* **Requirements**
What is the number of lines holding the word "this"? Give that number alone.

* **Provided records**
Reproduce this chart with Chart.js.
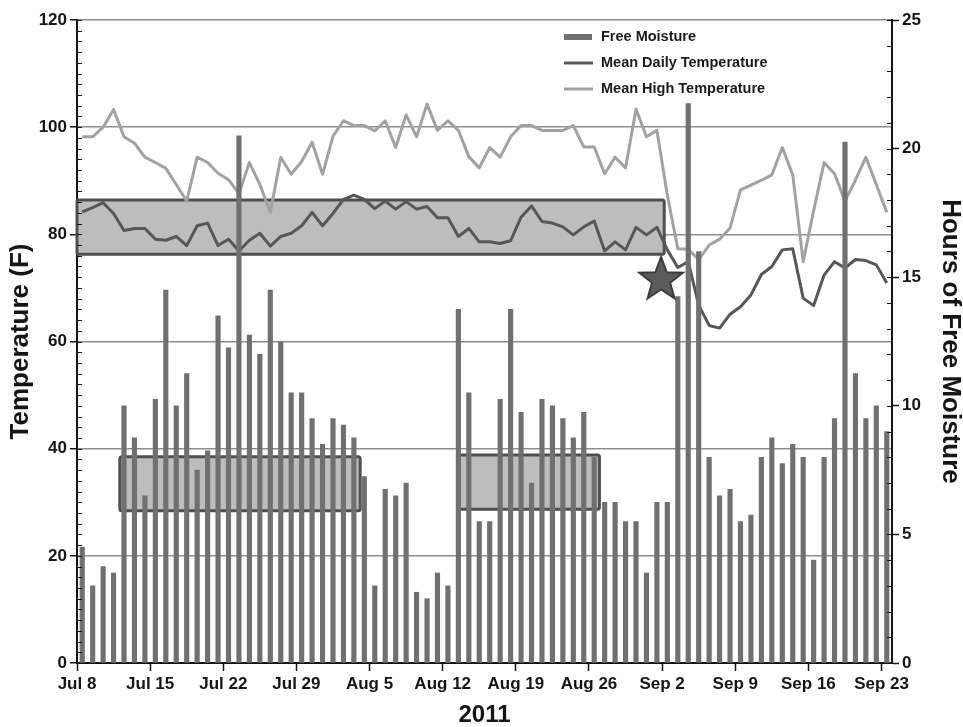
<!DOCTYPE html>
<html>
<head>
<meta charset="utf-8">
<title>Free moisture and temperature, 2011</title>
<script src="https://cdn.jsdelivr.net/npm/chart.js@4.4.1/dist/chart.umd.min.js"></script>
<style>
  html, body { margin: 0; padding: 0; background: #ffffff; }
  #wrap { width: 963px; height: 727px; }
</style>
</head>
<body>
<div id="wrap"><canvas id="chart" width="963" height="727"></canvas></div>
<script>
// Daily series, Jul 8 – Sep 23, 2011 (one value per day)
const freeMoistureHours = [
  4.5, 3.0, 3.75, 3.5, 10, 8.75, 6.5, 10.25, 14.5, 10,
  11.25, 7.5, 8.25, 13.5, 12.25, 20.5, 12.75, 12, 14.5, 12.5,
  10.5, 10.5, 9.5, 8.5, 9.5, 9.25, 8.75, 7.25, 3, 6.75,
  6.5, 7, 2.75, 2.5, 3.5, 3, 13.75, 10.5, 5.5, 5.5,
  10.25, 13.75, 9.75, 7, 10.25, 10, 9.5, 8.75, 9.75, 8,
  6.25, 6.25, 5.5, 5.5, 3.5, 6.25, 6.25, 14.25, 21.75, 16,
  8, 6.5, 6.75, 5.5, 5.75, 8, 8.75, 7.75, 8.5, 8,
  4, 8, 9.5, 20.25, 11.25, 9.5, 10, 9
];
const meanDailyTemp = [
  84.2, 85.0, 85.9, 83.9, 80.7, 81.1, 81.1, 79.1, 78.9, 79.6,
  77.9, 81.6, 82.1, 77.9, 79.1, 76.9, 78.9, 80.2, 77.8, 79.6,
  80.2, 81.6, 84.1, 81.6, 83.9, 86.5, 87.3, 86.5, 84.8, 86.2,
  84.7, 86.1, 84.7, 85.2, 83.1, 83.1, 79.6, 81.1, 78.6, 78.6,
  78.3, 78.8, 83.2, 85.3, 82.4, 82.1, 81.4, 79.9, 81.4, 82.5,
  76.9, 78.6, 77.1, 81.3, 79.9, 81.3, 77.1, 73.8, 74.9, 66.8,
  63.0, 62.5, 65.1, 66.5, 68.7, 72.5, 74.0, 77.1, 77.3, 68.1,
  66.7, 72.4, 74.9, 73.7, 75.3, 75.1, 74.3, 70.9
];
const meanHighTemp = [
  98.2, 98.2, 100.0, 103.3, 98.2, 97.0, 94.4, 93.4, 92.3, 89.3,
  86.2, 94.4, 93.4, 91.4, 90.2, 87.6, 93.4, 89.3, 84.1, 94.4,
  91.2, 93.6, 97.2, 91.2, 98.3, 101.2, 100.3, 100.3, 99.3, 101.2,
  96.2, 102.3, 98.2, 104.3, 99.4, 101.2, 99.4, 94.5, 92.4, 96.2,
  94.4, 98.2, 100.3, 100.3, 99.4, 99.4, 99.4, 100.3, 96.3, 96.3,
  91.3, 94.4, 92.4, 103.4, 98.2, 99.4, 87.3, 77.3, 77.2, 75.3,
  78.0, 79.1, 81.2, 88.3, 89.2, 90.1, 91.1, 96.2, 91.1, 74.9,
  84.4, 93.4, 91.3, 86.2, 90.1, 94.4, 89.3, 84.1
];

// Weekly tick labels (every 7th day, starting Jul 8)
const xTickLabels = ['Jul 8', 'Jul 15', 'Jul 22', 'Jul 29', 'Aug 5', 'Aug 12',
                     'Aug 19', 'Aug 26', 'Sep 2', 'Sep 9', 'Sep 16', 'Sep 23'];
const tempTicks = [0, 20, 40, 60, 80, 100, 120];
const hourTicks = [0, 5, 10, 15, 20, 25];

// Shaded ranges: [first day, last day boundary, low temp, high temp]
const shadedRanges = [
  [0, 56.2, 76.3, 86.4],
  [4.1, 27.1, 28.4, 38.5],
  [36.5, 50.0, 28.7, 38.8]
];
// Marked event: [day position, temperature]
const eventMarker = [55.9, 71.5];

const BAR = '#707070', DAILY = '#575757', HIGH = '#a2a2a2', GRID = '#8e8e8e', AXIS = '#151515';
const FONT = "'Liberation Sans', Arial, sans-serif";

const toPoints = arr => arr.map((v, i) => ({ x: i + 0.5, y: v }));

function roundRectPath(ctx, x, y, w, h, r) {
  ctx.beginPath();
  ctx.moveTo(x + r, y);
  ctx.lineTo(x + w - r, y);
  ctx.quadraticCurveTo(x + w, y, x + w, y + r);
  ctx.lineTo(x + w, y + h - r);
  ctx.quadraticCurveTo(x + w, y + h, x + w - r, y + h);
  ctx.lineTo(x + r, y + h);
  ctx.quadraticCurveTo(x, y + h, x, y + h - r);
  ctx.lineTo(x, y + r);
  ctx.quadraticCurveTo(x, y, x + r, y);
  ctx.closePath();
}

const decorations = {
  id: 'decorations',
  beforeDatasetsDraw(chart) {
    const { ctx, scales: { x, y } } = chart;
    ctx.save();
    shadedRanges.forEach(([d0, d1, t0, t1]) => {
      const left = x.getPixelForValue(d0), right = x.getPixelForValue(d1);
      const top = y.getPixelForValue(t1), bottom = y.getPixelForValue(t0);
      roundRectPath(ctx, left, top, right - left, bottom - top, 2);
      ctx.fillStyle = '#bdbdbd';
      ctx.fill();
      ctx.lineWidth = 3;
      ctx.strokeStyle = '#4f4f4f';
      ctx.stroke();
    });
    ctx.restore();
  },
  afterDatasetsDraw(chart) {
    const { ctx, chartArea, scales: { x, y, y2 } } = chart;
    ctx.save();
    // event star
    const cx = x.getPixelForValue(eventMarker[0]);
    const cy = y.getPixelForValue(eventMarker[1]);
    const R = 23, r = 9.5;
    ctx.beginPath();
    for (let k = 0; k < 10; k++) {
      const ang = -Math.PI / 2 + k * Math.PI / 5;
      const rad = k % 2 === 0 ? R : r;
      const px = cx + rad * Math.cos(ang), py = cy + rad * Math.sin(ang);
      if (k === 0) ctx.moveTo(px, py); else ctx.lineTo(px, py);
    }
    ctx.closePath();
    ctx.fillStyle = '#5b5b5b';
    ctx.fill();
    ctx.lineWidth = 2;
    ctx.strokeStyle = '#3d3d3d';
    ctx.stroke();

    // inner minor ticks
    ctx.strokeStyle = AXIS;
    ctx.lineWidth = 1;
    for (let v = 0; v <= 120; v += 2) {
      const py = Math.round(y.getPixelForValue(v)) + 0.5;
      ctx.beginPath();
      ctx.moveTo(chartArea.left, py);
      ctx.lineTo(chartArea.left + 5, py);
      ctx.stroke();
    }
    for (let h = 0; h <= 25; h += 1) {
      const py = Math.round(y2.getPixelForValue(h)) + 0.5;
      ctx.beginPath();
      ctx.moveTo(chartArea.right - 5, py);
      ctx.lineTo(chartArea.right, py);
      ctx.stroke();
    }
    ctx.restore();
  },
  afterDraw(chart) {
    const { ctx } = chart;
    const ds = chart.data.datasets;
    ctx.save();
    ctx.font = `bold 14.5px ${FONT}`;
    ctx.textBaseline = 'middle';
    const sx = 564, tx = 601, rows = [37, 63, 89];
    ds.forEach((d, k) => {
      const yy = rows[k];
      if (d.type === 'bar') {
        ctx.fillStyle = d.backgroundColor;
        ctx.fillRect(sx, yy - 3, 28, 6);
      } else {
        ctx.strokeStyle = d.borderColor;
        ctx.lineWidth = 3;
        ctx.beginPath();
        ctx.moveTo(sx, yy);
        ctx.lineTo(sx + 29, yy);
        ctx.stroke();
      }
      ctx.fillStyle = '#1a1a1a';
      ctx.fillText(d.label, tx, yy);
    });
    ctx.restore();
  }
};

new Chart(document.getElementById('chart'), {
  data: {
    datasets: [
      {
        type: 'bar', label: 'Free Moisture', data: toPoints(freeMoistureHours),
        yAxisID: 'y2', backgroundColor: BAR, barThickness: 4.5, order: 0
      },
      {
        type: 'line', label: 'Mean Daily Temperature', data: toPoints(meanDailyTemp),
        yAxisID: 'y', borderColor: DAILY, borderWidth: 3, pointRadius: 0,
        tension: 0, borderJoinStyle: 'round', order: 1
      },
      {
        type: 'line', label: 'Mean High Temperature', data: toPoints(meanHighTemp),
        yAxisID: 'y', borderColor: HIGH, borderWidth: 3, pointRadius: 0,
        tension: 0, borderJoinStyle: 'round', order: 2
      }
    ]
  },
  options: {
    responsive: false,
    animation: false,
    devicePixelRatio: 1,
    layout: { padding: { top: 20, left: 0, right: 0, bottom: 0 } },
    plugins: { legend: { display: false }, tooltip: { enabled: false } },
    scales: {
      x: {
        type: 'linear', position: 'bottom', min: 0, max: 78, offset: false,
        afterBuildTicks: s => { s.ticks = xTickLabels.map((_, k) => ({ value: k * 7 })); },
        afterFit: s => { s.height = 64; },
        ticks: {
          autoSkip: false, maxRotation: 0, padding: 3, color: AXIS,
          font: { family: FONT, size: 17, weight: 'bold' },
          callback: (v, i) => xTickLabels[i]
        },
        grid: { offset: false, drawOnChartArea: false, tickLength: 8, tickColor: AXIS, tickWidth: 1.5 },
        border: { color: AXIS, width: 2 },
        title: {
          display: true, text: '2011', color: AXIS,
          font: { family: FONT, size: 24, weight: 'bold', lineHeight: 1 },
          padding: { top: 0, bottom: 0 }
        }
      },
      y: {
        type: 'linear', position: 'left', min: 0, max: 120,
        afterBuildTicks: s => { s.ticks = tempTicks.map(v => ({ value: v })); },
        afterFit: s => { s.width = 77; },
        ticks: { padding: 3, color: AXIS, font: { family: FONT, size: 17, weight: 'bold' } },
        grid: {
          color: c => (c.tick && c.tick.value === 0 ? 'rgba(0,0,0,0)' : GRID),
          lineWidth: 1.5, tickLength: 7, tickColor: AXIS, tickWidth: 1.5
        },
        border: { color: AXIS, width: 2 },
        title: {
          display: true, text: 'Temperature (F)', color: AXIS,
          font: { family: FONT, size: 26, weight: 'bold', lineHeight: 1.2 },
          padding: { top: 5, bottom: 0 }
        }
      },
      y2: {
        type: 'linear', position: 'right', min: 0, max: 25,
        afterBuildTicks: s => { s.ticks = hourTicks.map(v => ({ value: v })); },
        afterFit: s => { s.width = 71; },
        ticks: { padding: 3, color: AXIS, font: { family: FONT, size: 17, weight: 'bold' } },
        grid: { drawOnChartArea: false, tickLength: 7, tickColor: AXIS, tickWidth: 1.5 },
        border: { color: AXIS, width: 2 },
        title: {
          display: true, text: 'Hours of Free Moisture', color: AXIS,
          font: { family: FONT, size: 26, weight: 'bold', lineHeight: 1 },
          padding: { top: 0, bottom: 0 }
        }
      }
    }
  },
  plugins: [decorations]
});
</script>
</body>
</html>
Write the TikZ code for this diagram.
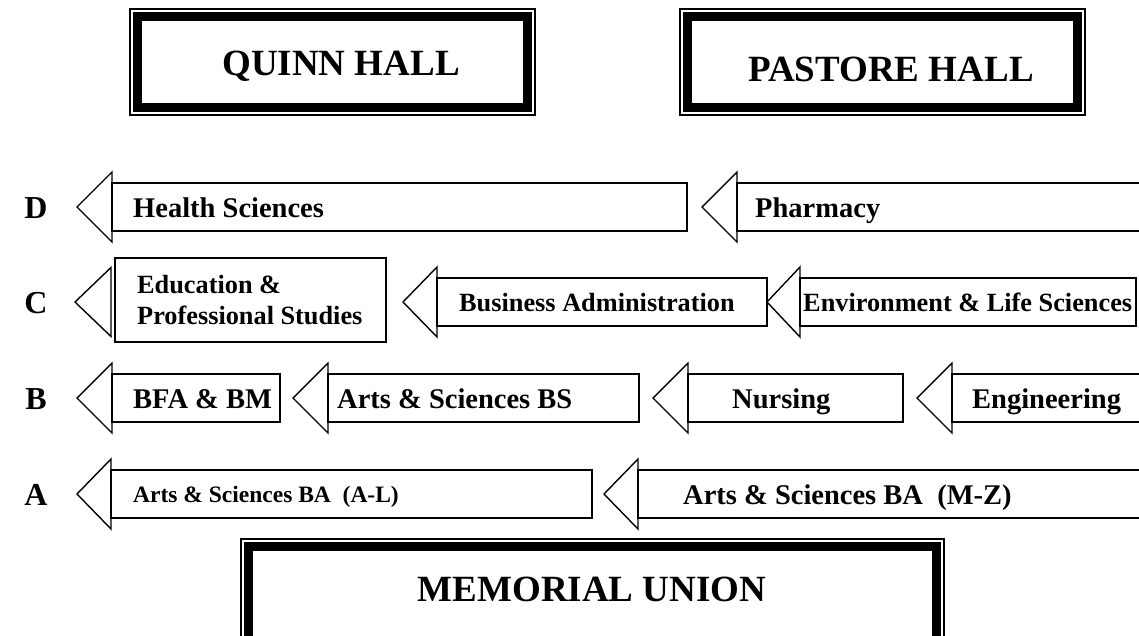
\documentclass[tikz,border=0pt]{standalone}
\usepackage{fontspec}
\setmainfont{Liberation Serif}
\newcommand\hallfont{\bfseries\fontsize{37}{40}\selectfont}
\newcommand\rowfont{\bfseries\fontsize{28.5}{30}\selectfont}
\newcommand\rowcfont{\bfseries\fontsize{26.3}{31}\selectfont}
\newcommand\rowafont{\bfseries\fontsize{23.5}{26}\selectfont}
\newcommand\lblfont{\bfseries\fontsize{32}{34}\selectfont}
% \blockarr{tip}{base}{right}{cy}
\newcommand\blockarr[4]{%
  \draw[arr] (#1,#4) -- (#2,{#4-35}) -- (#2,{#4+35}) -- cycle;
  \draw[arr] (#2,{#4-24}) rectangle (#3,{#4+24});}
% \hallbox{x1}{y1}{x2}{y2}
\newcommand\hallbox[4]{%
  \draw[line width=1.7pt] ({#1+0.9},{#2+0.9}) rectangle ({#3-0.9},{#4-0.9});
  \draw[line width=8.5pt] ({#1+8.5},{#2+8.5}) rectangle ({#3-8.5},{#4-8.5});}
\begin{document}
\begin{tikzpicture}[x=1pt,y=-1pt,line join=miter,
  arr/.style={draw=black,line width=1.4pt,fill=white},
  txt/.style={anchor=base west,inner sep=0pt},
  lbl/.style={anchor=base,inner sep=0pt,font=\lblfont}]
\useasboundingbox (0,0) rectangle (1139,635);
\clip (0,0) rectangle (1139,635);

% halls
\hallbox{129}{8}{536}{116}
\node[anchor=base,inner sep=0pt,font=\hallfont] (quinn) at (341,75) {QUINN HALL};
\hallbox{679}{8}{1086}{116}
\node[anchor=base,inner sep=0pt,font=\hallfont] (pastore) at (891,81) {PASTORE HALL};
\hallbox{240}{538}{945}{700}
\node[anchor=base,inner sep=0pt,font=\hallfont] (union) at (592,601) {MEMORIAL UNION};

% row D
\node[lbl] (lD) at (36,218) {D};
\blockarr{77}{112}{687}{207}
\node[txt,font=\rowfont] (health) at (133,217) {Health Sciences};
\blockarr{702}{737}{1150}{207}
\node[txt,font=\rowfont] (pharm) at (755,217) {Pharmacy};

% row C
\node[lbl] (lC) at (36,313) {C};
\draw[arr] (75,302) -- (111,{302-34.5}) -- (111,{302+34.5}) -- cycle;
\draw[arr] (115,258) rectangle (386,342);
\node[txt,font=\rowcfont,align=left,anchor=west] (edu) at (137,300) {Education \&\\Professional Studies};
\blockarr{403}{437}{767}{302}
\node[txt,font=\rowcfont] (bus) at (459,311) {Business Administration};
\blockarr{767}{800}{1136}{302}
\node[txt,font=\rowcfont] (env) at (803,311) {Environment \& Life Sciences};

% row B
\node[lbl] (lB) at (36,409) {B};
\blockarr{77}{112}{280}{398}
\node[txt,font=\rowfont] (bfa) at (133,408) {BFA \& BM};
\blockarr{293}{328}{639}{398}
\node[txt,font=\rowfont] (asbs) at (337,408) {Arts \& Sciences BS};
\blockarr{653}{688}{903}{398}
\node[txt,font=\rowfont] (nurs) at (732,408) {Nursing};
\blockarr{917}{952}{1150}{398}
\node[txt,font=\rowfont] (eng) at (972,408) {Engineering};

% row A
\node[lbl] (lA) at (36,505) {A};
\blockarr{77}{111}{592}{494}
\node[txt,font=\rowafont] (asal) at (133,502) {Arts \& Sciences BA\ \ (A-L)};
\blockarr{604}{638}{1150}{494}
\node[txt,font=\rowfont] (asmz) at (683,504) {Arts \& Sciences BA\ \ (M-Z)};
\end{tikzpicture}
\end{document}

* **Solution**
2